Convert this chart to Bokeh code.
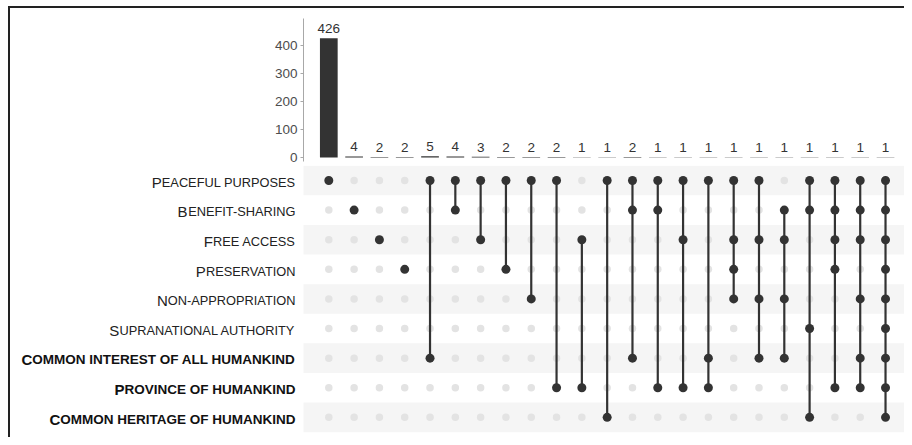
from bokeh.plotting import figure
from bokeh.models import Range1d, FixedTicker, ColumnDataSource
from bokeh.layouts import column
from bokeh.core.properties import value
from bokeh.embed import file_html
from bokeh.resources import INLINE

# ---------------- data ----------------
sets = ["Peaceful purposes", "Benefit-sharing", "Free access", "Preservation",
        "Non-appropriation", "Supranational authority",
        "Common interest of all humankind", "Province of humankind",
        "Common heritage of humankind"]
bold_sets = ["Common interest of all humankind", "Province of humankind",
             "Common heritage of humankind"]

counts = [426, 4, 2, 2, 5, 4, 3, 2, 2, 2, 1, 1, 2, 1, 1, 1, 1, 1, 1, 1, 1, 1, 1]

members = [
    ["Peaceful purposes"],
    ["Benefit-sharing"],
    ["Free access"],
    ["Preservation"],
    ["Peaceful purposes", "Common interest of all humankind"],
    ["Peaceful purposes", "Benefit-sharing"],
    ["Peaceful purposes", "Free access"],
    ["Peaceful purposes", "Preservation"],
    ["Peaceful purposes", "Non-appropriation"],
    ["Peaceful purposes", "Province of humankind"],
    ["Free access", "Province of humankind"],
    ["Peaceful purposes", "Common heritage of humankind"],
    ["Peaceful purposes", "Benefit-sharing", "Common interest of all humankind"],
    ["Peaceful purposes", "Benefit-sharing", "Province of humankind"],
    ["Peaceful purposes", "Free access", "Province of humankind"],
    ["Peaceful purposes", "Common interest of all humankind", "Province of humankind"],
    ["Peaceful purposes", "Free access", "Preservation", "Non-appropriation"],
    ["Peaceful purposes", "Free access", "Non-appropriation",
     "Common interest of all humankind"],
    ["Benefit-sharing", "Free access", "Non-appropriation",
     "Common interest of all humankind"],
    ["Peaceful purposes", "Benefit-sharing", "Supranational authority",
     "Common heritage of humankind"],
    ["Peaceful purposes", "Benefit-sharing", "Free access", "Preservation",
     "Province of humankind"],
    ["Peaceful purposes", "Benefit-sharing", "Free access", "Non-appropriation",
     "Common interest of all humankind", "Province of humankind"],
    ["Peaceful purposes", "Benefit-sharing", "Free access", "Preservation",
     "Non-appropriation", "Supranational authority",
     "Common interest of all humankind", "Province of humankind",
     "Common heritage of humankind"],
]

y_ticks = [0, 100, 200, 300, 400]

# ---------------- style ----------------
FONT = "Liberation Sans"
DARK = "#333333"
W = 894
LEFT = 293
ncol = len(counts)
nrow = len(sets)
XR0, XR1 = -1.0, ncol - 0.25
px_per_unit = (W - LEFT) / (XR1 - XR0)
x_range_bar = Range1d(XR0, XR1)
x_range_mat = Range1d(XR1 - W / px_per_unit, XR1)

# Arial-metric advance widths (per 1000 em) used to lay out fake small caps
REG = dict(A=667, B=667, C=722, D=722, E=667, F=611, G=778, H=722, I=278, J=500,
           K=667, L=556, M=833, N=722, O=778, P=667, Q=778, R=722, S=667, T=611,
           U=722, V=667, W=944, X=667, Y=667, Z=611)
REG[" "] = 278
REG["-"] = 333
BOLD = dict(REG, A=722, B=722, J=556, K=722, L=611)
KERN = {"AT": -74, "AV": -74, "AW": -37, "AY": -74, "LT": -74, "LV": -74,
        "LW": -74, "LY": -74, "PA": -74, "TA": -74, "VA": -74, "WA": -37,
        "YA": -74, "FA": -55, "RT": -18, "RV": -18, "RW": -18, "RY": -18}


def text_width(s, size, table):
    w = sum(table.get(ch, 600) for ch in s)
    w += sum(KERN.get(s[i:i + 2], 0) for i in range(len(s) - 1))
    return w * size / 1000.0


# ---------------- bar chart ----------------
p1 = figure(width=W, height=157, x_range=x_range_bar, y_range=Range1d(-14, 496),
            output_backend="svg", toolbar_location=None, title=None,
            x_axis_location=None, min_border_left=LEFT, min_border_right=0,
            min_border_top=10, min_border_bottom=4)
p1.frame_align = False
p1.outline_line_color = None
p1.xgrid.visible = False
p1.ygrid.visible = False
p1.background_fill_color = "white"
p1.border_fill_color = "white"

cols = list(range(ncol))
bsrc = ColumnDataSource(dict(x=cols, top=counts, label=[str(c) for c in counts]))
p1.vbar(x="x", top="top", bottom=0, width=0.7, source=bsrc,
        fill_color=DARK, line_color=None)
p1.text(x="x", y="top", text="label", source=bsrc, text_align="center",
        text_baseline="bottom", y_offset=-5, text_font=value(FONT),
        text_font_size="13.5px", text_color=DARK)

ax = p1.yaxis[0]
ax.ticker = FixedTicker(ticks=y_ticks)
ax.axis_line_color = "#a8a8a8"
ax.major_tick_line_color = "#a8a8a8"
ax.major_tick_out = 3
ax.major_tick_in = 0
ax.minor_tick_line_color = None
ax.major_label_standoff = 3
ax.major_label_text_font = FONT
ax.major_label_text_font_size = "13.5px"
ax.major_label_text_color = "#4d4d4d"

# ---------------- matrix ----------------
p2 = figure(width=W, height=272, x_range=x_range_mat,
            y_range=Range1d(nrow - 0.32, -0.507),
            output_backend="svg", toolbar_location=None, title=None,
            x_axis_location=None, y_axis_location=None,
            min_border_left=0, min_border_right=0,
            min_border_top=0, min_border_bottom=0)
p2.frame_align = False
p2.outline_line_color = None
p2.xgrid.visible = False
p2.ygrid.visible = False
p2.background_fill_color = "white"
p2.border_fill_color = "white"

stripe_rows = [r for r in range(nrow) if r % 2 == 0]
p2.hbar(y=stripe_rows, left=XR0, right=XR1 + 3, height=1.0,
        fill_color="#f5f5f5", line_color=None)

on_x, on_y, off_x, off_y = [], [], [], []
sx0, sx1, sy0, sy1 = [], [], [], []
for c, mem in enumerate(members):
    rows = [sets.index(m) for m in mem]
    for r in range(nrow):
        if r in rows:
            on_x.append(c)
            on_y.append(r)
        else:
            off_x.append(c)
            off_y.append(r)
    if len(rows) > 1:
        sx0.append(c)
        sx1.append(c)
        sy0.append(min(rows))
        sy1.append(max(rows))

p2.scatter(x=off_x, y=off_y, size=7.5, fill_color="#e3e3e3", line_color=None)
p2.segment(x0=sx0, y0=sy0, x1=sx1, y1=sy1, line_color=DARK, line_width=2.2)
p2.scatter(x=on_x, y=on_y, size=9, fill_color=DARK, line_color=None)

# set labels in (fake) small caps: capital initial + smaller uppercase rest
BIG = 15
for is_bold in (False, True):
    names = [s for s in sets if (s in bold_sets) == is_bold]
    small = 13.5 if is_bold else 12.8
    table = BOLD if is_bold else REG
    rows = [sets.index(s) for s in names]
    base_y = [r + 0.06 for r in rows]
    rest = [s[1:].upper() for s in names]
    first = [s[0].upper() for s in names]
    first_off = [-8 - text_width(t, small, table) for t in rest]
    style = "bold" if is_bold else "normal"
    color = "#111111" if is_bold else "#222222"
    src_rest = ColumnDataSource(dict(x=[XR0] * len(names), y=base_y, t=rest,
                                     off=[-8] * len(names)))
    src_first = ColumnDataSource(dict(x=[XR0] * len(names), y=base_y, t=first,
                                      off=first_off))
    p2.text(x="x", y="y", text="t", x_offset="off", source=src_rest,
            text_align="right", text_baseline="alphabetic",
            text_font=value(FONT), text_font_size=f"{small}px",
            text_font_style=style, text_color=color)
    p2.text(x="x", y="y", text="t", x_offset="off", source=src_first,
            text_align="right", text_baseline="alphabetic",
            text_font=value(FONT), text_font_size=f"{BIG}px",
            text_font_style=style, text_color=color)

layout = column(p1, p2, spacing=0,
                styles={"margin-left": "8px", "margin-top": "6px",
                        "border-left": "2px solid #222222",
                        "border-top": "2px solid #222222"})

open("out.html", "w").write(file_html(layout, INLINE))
========================================
• Your goal
Restate the material word for word from its first line through the line containing "1, 1, 1, 1, 1]", both included; the pictures do not belong in it.

• Output below
Convert this chart to Bokeh code.
from bokeh.plotting import figure
from bokeh.models import Range1d, FixedTicker, ColumnDataSource
from bokeh.layouts import column
from bokeh.core.properties import value
from bokeh.embed import file_html
from bokeh.resources import INLINE

# ---------------- data ----------------
sets = ["Peaceful purposes", "Benefit-sharing", "Free access", "Preservation",
        "Non-appropriation", "Supranational authority",
        "Common interest of all humankind", "Province of humankind",
        "Common heritage of humankind"]
bold_sets = ["Common interest of all humankind", "Province of humankind",
             "Common heritage of humankind"]

counts = [426, 4, 2, 2, 5, 4, 3, 2, 2, 2, 1, 1, 2, 1, 1, 1, 1, 1, 1, 1, 1, 1, 1]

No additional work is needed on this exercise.